WHAT TO DO ▸ Extract word for word the lines of the listing from its start to the line holding "feedback = [80, 73]", both ends kept; pictures are not part of the copy.

SOURCE MATERIAL ▸
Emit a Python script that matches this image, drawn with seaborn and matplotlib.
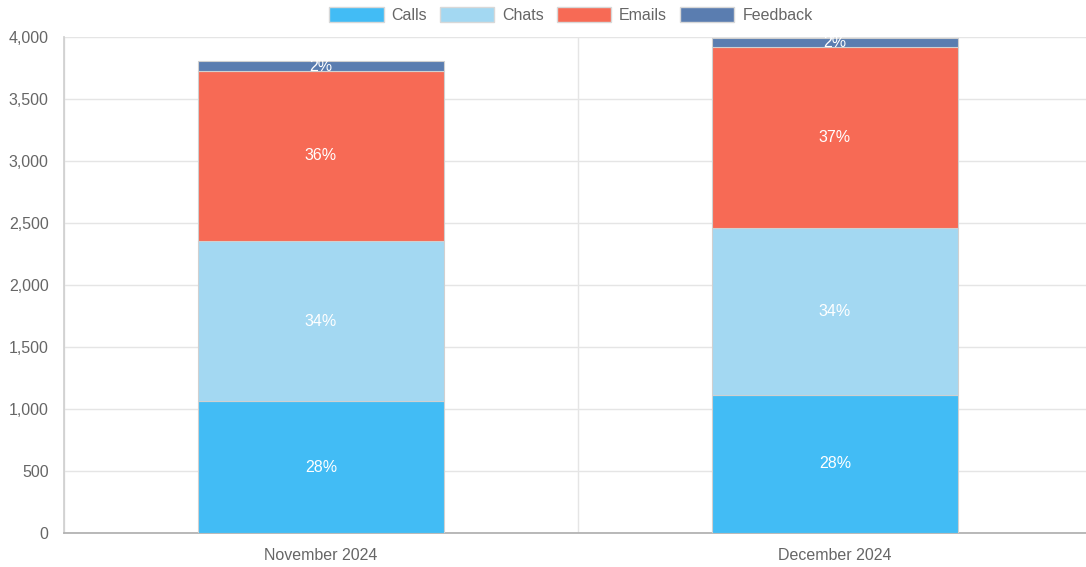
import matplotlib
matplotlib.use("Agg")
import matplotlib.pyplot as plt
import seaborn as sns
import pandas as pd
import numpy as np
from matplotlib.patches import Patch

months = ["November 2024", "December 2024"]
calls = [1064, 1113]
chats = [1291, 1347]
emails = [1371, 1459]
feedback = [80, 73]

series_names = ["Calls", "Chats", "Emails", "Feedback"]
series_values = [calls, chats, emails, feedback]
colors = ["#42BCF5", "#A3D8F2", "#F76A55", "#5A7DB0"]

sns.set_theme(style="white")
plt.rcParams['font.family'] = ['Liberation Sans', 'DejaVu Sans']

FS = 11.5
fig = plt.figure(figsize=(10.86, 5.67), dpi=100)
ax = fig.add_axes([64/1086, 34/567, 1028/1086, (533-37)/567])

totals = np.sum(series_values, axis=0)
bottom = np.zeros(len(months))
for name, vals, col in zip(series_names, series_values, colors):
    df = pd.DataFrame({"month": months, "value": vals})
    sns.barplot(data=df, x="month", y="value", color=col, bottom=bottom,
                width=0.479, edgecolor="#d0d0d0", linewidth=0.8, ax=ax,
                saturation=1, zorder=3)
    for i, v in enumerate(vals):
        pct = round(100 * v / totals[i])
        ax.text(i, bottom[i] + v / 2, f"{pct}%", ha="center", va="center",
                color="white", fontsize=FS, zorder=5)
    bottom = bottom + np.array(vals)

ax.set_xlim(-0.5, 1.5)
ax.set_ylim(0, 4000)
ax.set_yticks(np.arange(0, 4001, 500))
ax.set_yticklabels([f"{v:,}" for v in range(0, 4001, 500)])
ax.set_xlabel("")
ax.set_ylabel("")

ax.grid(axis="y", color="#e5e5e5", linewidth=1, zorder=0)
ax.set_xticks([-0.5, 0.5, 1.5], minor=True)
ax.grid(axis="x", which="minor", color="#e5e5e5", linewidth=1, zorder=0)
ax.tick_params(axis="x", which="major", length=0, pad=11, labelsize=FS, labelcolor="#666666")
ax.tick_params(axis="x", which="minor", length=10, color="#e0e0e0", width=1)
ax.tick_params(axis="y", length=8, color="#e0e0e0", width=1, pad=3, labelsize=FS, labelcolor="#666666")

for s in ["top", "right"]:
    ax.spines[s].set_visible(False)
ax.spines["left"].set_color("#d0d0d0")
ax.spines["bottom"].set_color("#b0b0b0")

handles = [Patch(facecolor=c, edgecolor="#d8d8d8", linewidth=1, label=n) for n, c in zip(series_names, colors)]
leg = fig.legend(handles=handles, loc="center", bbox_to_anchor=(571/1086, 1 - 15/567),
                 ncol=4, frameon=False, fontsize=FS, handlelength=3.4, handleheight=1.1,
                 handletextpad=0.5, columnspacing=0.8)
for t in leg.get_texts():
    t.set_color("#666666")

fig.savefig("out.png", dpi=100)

EXERCISE OUTPUT ▸
Emit a Python script that matches this image, drawn with seaborn and matplotlib.
import matplotlib
matplotlib.use("Agg")
import matplotlib.pyplot as plt
import seaborn as sns
import pandas as pd
import numpy as np
from matplotlib.patches import Patch

months = ["November 2024", "December 2024"]
calls = [1064, 1113]
chats = [1291, 1347]
emails = [1371, 1459]
feedback = [80, 73]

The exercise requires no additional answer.